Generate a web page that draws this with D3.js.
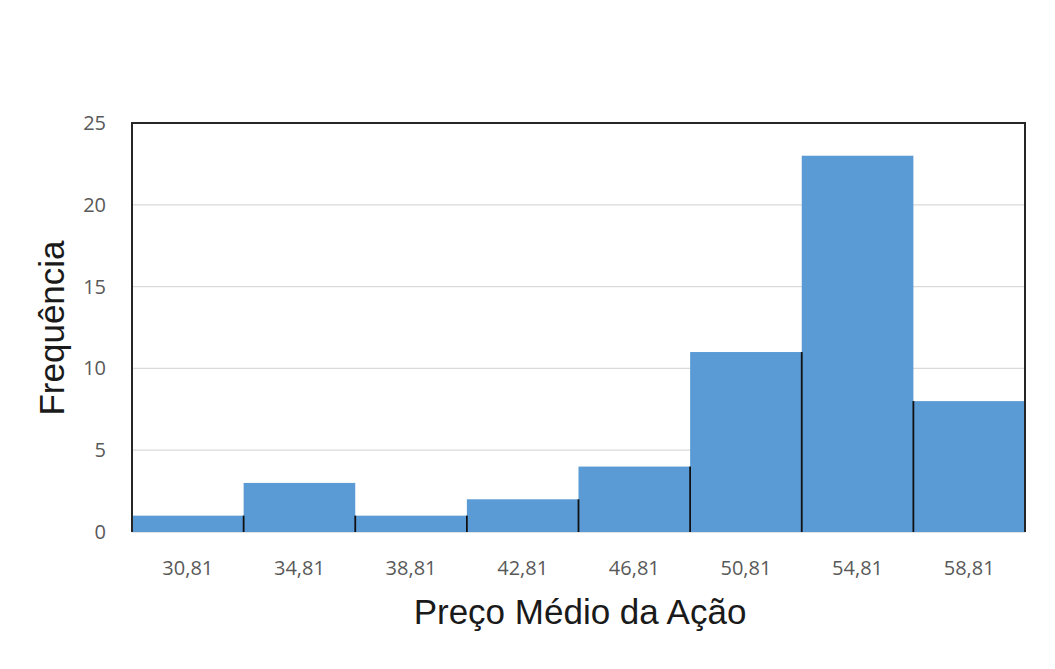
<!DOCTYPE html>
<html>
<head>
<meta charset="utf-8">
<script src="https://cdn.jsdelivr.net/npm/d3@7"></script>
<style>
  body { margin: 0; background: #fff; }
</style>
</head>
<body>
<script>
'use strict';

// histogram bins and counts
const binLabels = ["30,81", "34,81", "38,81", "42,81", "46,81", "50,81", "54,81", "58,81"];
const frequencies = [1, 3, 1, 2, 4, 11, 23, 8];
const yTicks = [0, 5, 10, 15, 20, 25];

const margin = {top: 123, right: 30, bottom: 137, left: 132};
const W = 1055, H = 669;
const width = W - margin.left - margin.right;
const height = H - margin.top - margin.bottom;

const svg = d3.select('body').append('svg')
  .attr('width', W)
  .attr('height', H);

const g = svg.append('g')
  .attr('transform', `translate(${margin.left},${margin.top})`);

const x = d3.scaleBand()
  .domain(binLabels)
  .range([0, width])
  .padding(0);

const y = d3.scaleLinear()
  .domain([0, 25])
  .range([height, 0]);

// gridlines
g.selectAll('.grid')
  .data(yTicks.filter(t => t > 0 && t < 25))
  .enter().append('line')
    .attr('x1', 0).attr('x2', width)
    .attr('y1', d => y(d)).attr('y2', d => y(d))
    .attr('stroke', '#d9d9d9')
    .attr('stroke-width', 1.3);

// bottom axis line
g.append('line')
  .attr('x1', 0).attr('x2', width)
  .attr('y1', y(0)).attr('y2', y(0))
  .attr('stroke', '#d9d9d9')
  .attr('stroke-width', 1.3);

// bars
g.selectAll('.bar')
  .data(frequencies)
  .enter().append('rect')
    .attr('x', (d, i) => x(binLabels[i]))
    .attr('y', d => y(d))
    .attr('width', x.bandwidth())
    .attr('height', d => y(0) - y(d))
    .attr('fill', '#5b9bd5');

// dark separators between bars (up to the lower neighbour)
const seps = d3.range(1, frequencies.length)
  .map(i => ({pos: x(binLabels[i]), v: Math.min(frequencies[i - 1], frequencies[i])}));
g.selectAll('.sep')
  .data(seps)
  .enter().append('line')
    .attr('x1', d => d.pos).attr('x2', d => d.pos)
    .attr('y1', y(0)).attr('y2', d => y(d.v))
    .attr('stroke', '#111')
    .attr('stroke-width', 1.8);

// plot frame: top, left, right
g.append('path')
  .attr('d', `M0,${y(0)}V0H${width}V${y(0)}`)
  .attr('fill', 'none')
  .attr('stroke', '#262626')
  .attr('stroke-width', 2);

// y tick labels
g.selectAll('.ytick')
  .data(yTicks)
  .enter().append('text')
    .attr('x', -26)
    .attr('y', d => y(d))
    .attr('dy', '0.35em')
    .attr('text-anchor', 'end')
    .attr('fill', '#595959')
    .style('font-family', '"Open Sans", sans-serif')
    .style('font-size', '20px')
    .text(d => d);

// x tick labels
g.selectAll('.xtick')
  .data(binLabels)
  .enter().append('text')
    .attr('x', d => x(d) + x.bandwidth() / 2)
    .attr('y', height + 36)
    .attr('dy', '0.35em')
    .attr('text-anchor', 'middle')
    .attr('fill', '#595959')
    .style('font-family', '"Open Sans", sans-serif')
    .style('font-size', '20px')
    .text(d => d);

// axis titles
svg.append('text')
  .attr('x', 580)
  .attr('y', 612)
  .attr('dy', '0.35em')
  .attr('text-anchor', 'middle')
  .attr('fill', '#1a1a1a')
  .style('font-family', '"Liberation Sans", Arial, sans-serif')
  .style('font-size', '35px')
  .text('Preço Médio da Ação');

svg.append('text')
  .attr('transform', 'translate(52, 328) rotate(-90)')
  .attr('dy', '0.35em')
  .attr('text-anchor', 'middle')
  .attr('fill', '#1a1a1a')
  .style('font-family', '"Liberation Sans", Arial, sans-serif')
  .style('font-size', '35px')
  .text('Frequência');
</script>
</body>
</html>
* * * *
Task description:
All of the lines above should be printed exactly, minus the pictures.

Solved problem:
Generate a web page that draws this with D3.js.
<!DOCTYPE html>
<html>
<head>
<meta charset="utf-8">
<script src="https://cdn.jsdelivr.net/npm/d3@7"></script>
<style>
  body { margin: 0; background: #fff; }
</style>
</head>
<body>
<script>
'use strict';

// histogram bins and counts
const binLabels = ["30,81", "34,81", "38,81", "42,81", "46,81", "50,81", "54,81", "58,81"];
const frequencies = [1, 3, 1, 2, 4, 11, 23, 8];
const yTicks = [0, 5, 10, 15, 20, 25];

const margin = {top: 123, right: 30, bottom: 137, left: 132};
const W = 1055, H = 669;
const width = W - margin.left - margin.right;
const height = H - margin.top - margin.bottom;

const svg = d3.select('body').append('svg')
  .attr('width', W)
  .attr('height', H);

const g = svg.append('g')
  .attr('transform', `translate(${margin.left},${margin.top})`);

const x = d3.scaleBand()
  .domain(binLabels)
  .range([0, width])
  .padding(0);

const y = d3.scaleLinear()
  .domain([0, 25])
  .range([height, 0]);

// gridlines
g.selectAll('.grid')
  .data(yTicks.filter(t => t > 0 && t < 25))
  .enter().append('line')
    .attr('x1', 0).attr('x2', width)
    .attr('y1', d => y(d)).attr('y2', d => y(d))
    .attr('stroke', '#d9d9d9')
    .attr('stroke-width', 1.3);

// bottom axis line
g.append('line')
  .attr('x1', 0).attr('x2', width)
  .attr('y1', y(0)).attr('y2', y(0))
  .attr('stroke', '#d9d9d9')
  .attr('stroke-width', 1.3);

// bars
g.selectAll('.bar')
  .data(frequencies)
  .enter().append('rect')
    .attr('x', (d, i) => x(binLabels[i]))
    .attr('y', d => y(d))
    .attr('width', x.bandwidth())
    .attr('height', d => y(0) - y(d))
    .attr('fill', '#5b9bd5');

// dark separators between bars (up to the lower neighbour)
const seps = d3.range(1, frequencies.length)
  .map(i => ({pos: x(binLabels[i]), v: Math.min(frequencies[i - 1], frequencies[i])}));
g.selectAll('.sep')
  .data(seps)
  .enter().append('line')
    .attr('x1', d => d.pos).attr('x2', d => d.pos)
    .attr('y1', y(0)).attr('y2', d => y(d.v))
    .attr('stroke', '#111')
    .attr('stroke-width', 1.8);

// plot frame: top, left, right
g.append('path')
  .attr('d', `M0,${y(0)}V0H${width}V${y(0)}`)
  .attr('fill', 'none')
  .attr('stroke', '#262626')
  .attr('stroke-width', 2);

// y tick labels
g.selectAll('.ytick')
  .data(yTicks)
  .enter().append('text')
    .attr('x', -26)
    .attr('y', d => y(d))
    .attr('dy', '0.35em')
    .attr('text-anchor', 'end')
    .attr('fill', '#595959')
    .style('font-family', '"Open Sans", sans-serif')
    .style('font-size', '20px')
    .text(d => d);

// x tick labels
g.selectAll('.xtick')
  .data(binLabels)
  .enter().append('text')
    .attr('x', d => x(d) + x.bandwidth() / 2)
    .attr('y', height + 36)
    .attr('dy', '0.35em')
    .attr('text-anchor', 'middle')
    .attr('fill', '#595959')
    .style('font-family', '"Open Sans", sans-serif')
    .style('font-size', '20px')
    .text(d => d);

// axis titles
svg.append('text')
  .attr('x', 580)
  .attr('y', 612)
  .attr('dy', '0.35em')
  .attr('text-anchor', 'middle')
  .attr('fill', '#1a1a1a')
  .style('font-family', '"Liberation Sans", Arial, sans-serif')
  .style('font-size', '35px')
  .text('Preço Médio da Ação');

svg.append('text')
  .attr('transform', 'translate(52, 328) rotate(-90)')
  .attr('dy', '0.35em')
  .attr('text-anchor', 'middle')
  .attr('fill', '#1a1a1a')
  .style('font-family', '"Liberation Sans", Arial, sans-serif')
  .style('font-size', '35px')
  .text('Frequência');
</script>
</body>
</html>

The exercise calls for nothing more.